Silver’s rally has paused, but the case for a deeper collapse is not as clean as Monday’s price action suggests.
The metal slipped back towards $62 an ounce after four straight days of gains, as traders booked profits before the Federal Reserve’s June meeting minutes.
Yet two of the bigger pressures that hurt silver last month are now easing: oil has fallen back towards multi-month lows, and markets have trimmed some expectations for another US rate increase.
That leaves XAG/USD under pressure in the short term, but not without support.
Pullback follows a sharp rebound
Spot silver fell about 1% to trade near $61.80 in Asian hours, ending a four-day advance that had carried the metal back above $62.
The move looked more like a pause after a fast recovery than a decisive breakdown.
Silver had been recovering alongside gold after last week’s softer US labour-market reading reduced concern that the Fed would need to move quickly on rates.
CME FedWatch pricing still suggests traders see a meaningful chance of a September hike, but the probability has eased from levels seen before the data.
That matters for silver because it does not offer yield.
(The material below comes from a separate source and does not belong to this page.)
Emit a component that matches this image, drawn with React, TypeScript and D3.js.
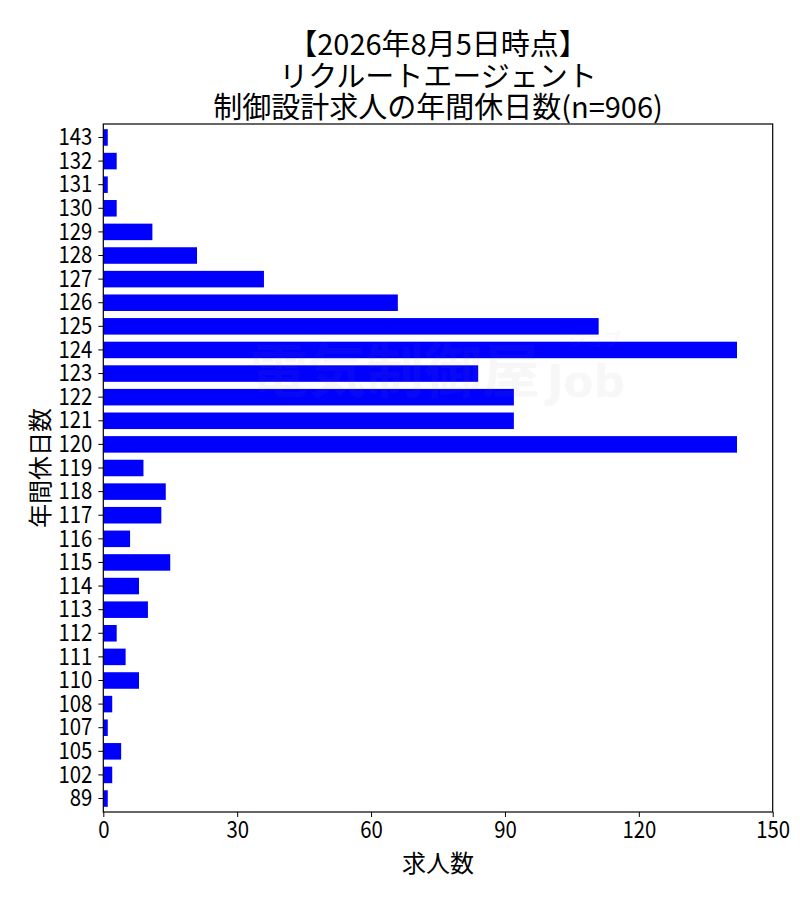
import React, { useRef, useEffect } from "react";
import * as d3 from "d3";

const holidays = [
    "143", "132", "131", "130", "129", "128", "127", "126", "125", "124",
    "123", "122", "121", "120", "119", "118", "117", "116", "115", "114",
    "113", "112", "111", "110", "108", "107", "105", "102", "89",
];
const counts = [
    1, 3, 1, 3, 11, 21, 36, 66, 111, 142,
    84, 92, 92, 142, 9, 14, 13, 6, 15, 8,
    10, 3, 5, 8, 2, 1, 4, 2, 1,
];
const xTicks = [0, 30, 60, 90, 120, 150];
const titleLines = ["【2026年8月5日時点】", "リクルートエージェント", "制御設計求人の年間休日数(n=906)"];

const FONT = "'Noto Sans CJK JP', 'Noto Sans', sans-serif";

export const HolidayChart = () => {
    const svgRef = useRef<SVGSVGElement>(null);

    useEffect(() => {
        if (!svgRef.current) return;
        const svg = d3.select(svgRef.current);
        svg.selectAll("*").remove();

        const width = 800;
        const height = 900;
        const margin = { top: 124, right: 27.3, bottom: 88, left: 103.3 };

        const x = d3
            .scaleLinear()
            .domain([0, 150])
            .range([margin.left, width - margin.right]);

        const y = d3
            .scaleBand()
            .domain(holidays)
            .range([margin.top, height - margin.bottom])
            .paddingInner(0.3)
            .paddingOuter(0.22);

        // bars
        svg.append("g")
            .selectAll("rect")
            .data(counts)
            .enter()
            .append("rect")
            .attr("x", x(0))
            .attr("y", (d, i) => y(holidays[i]) || 0)
            .attr("width", (d) => x(d) - x(0))
            .attr("height", y.bandwidth())
            .attr("fill", "#0000ff");

        // faint watermark
        const wm = svg.append("g").attr("opacity", 0.06).attr("fill", "#888");
        wm.append("text")
            .attr("x", 250)
            .attr("y", 392)
            .attr("font-family", FONT)
            .attr("font-size", 58)
            .attr("font-weight", "bold")
            .text("電気制御屋");
        wm.append("text")
            .attr("x", 547)
            .attr("y", 397)
            .attr("font-family", "'DejaVu Sans', sans-serif")
            .attr("font-size", 44)
            .attr("font-weight", "bold")
            .text("Job");
        wm.append("text")
            .attr("x", 568)
            .attr("y", 346)
            .attr("font-family", FONT)
            .attr("font-size", 18)
            .text("ジョブ");

        // frame
        svg.append("rect")
            .attr("x", margin.left)
            .attr("y", margin.top)
            .attr("width", width - margin.right - margin.left)
            .attr("height", height - margin.bottom - margin.top)
            .attr("fill", "none")
            .attr("stroke", "#000")
            .attr("stroke-width", 1.2);

        const xAxis = svg.append("g")
            .attr("transform", `translate(0,${height - margin.bottom})`)
            .call(d3.axisBottom(x).tickValues(xTicks).tickSize(5).tickPadding(4));
        xAxis.select(".domain").remove();

        const yAxis = svg.append("g")
            .attr("transform", `translate(${margin.left},0)`)
            .call(d3.axisLeft(y).tickSize(5).tickPadding(6));
        yAxis.select(".domain").remove();

        // narrow digits like the original gothic font
        svg.selectAll<SVGTextElement, any>(".tick text")
            .attr("font-family", FONT)
            .attr("font-size", 24)
            .attr("fill", "#000")
            .attr("textLength", (d) => String(d).length * 11.3)
            .attr("lengthAdjust", "spacingAndGlyphs");
        svg.selectAll(".tick line").attr("stroke", "#000").attr("stroke-width", 1);

        // titles
        const cx = (margin.left + width - margin.right) / 2;
        svg.append("g")
            .selectAll("text")
            .data(titleLines)
            .enter()
            .append("text")
            .attr("x", cx)
            .attr("y", (d, i) => 42 + i * 31.5)
            .attr("text-anchor", "middle")
            .attr("dominant-baseline", "central")
            .attr("font-family", FONT)
            .attr("font-size", 29)
            .text((d) => d);

        svg.append("text")
            .attr("x", cx)
            .attr("y", 861)
            .attr("text-anchor", "middle")
            .attr("dominant-baseline", "central")
            .attr("font-family", FONT)
            .attr("font-size", 24)
            .text("求人数");

        svg.append("text")
            .attr("transform", `translate(38.5,${(margin.top + height - margin.bottom) / 2}) rotate(-90)`)
            .attr("text-anchor", "middle")
            .attr("dominant-baseline", "central")
            .attr("font-family", FONT)
            .attr("font-size", 24)
            .text("年間休日数");

        svg.attr("width", width)
            .attr("height", height)
            .attr("viewBox", [0, 0, width, height].join(" "));
    }, []);

    return (
        <svg
            ref={svgRef}
            style={{ position: "absolute", left: 0, top: 0, background: "#fff" }}
        />
    );
};

export default function App() {
    return <HolidayChart />;
}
When rate expectations rise, cash and bonds become more attractive.
When those expectations soften, precious metals usually get room to stabilise.
Oil weakness offers inflation relief
The bigger cushion may come from crude. Brent traded around $71.80 a barrel, close to last week’s five-month low, after OPEC+ agreed to raise August output targets by 188000 barrels per day.
Shipping flows through the Strait of Hormuz have also improved, easing some of the war-risk premium that had pushed energy prices higher.
Citi analysts expect Brent to fall towards $60 by the end of the year as supply conditions normalise and Hormuz-related disruption fades.
If that view proves right, lower energy prices would take pressure off inflation expectations and reduce the need for more aggressive Fed tightening.
For silver, that is important. The metal suffered when oil’s spike revived inflation fears.
A calmer energy market gives investors a reason to resist selling every rebound.
Fed minutes may decide the next move
The next catalyst is Wednesday’s FOMC minutes from the June 16-17 meeting.
Investors will be looking for how strongly policymakers debated another hike, especially before the recent slide in oil and the softer rate-pricing backdrop.
Technically, silver is still fragile. XAG/USD remains below the 20-day exponential moving average near $63.53, which is the first level bulls need to reclaim.
A close above that zone could open a recovery towards $67.17 and then $70.
On the downside, the June 24 low near $55.63 remains the key floor. A break below that would suggest the recent rebound has failed.
Until then, silver is caught between profit-taking and a macro backdrop that is slowly becoming less hostile.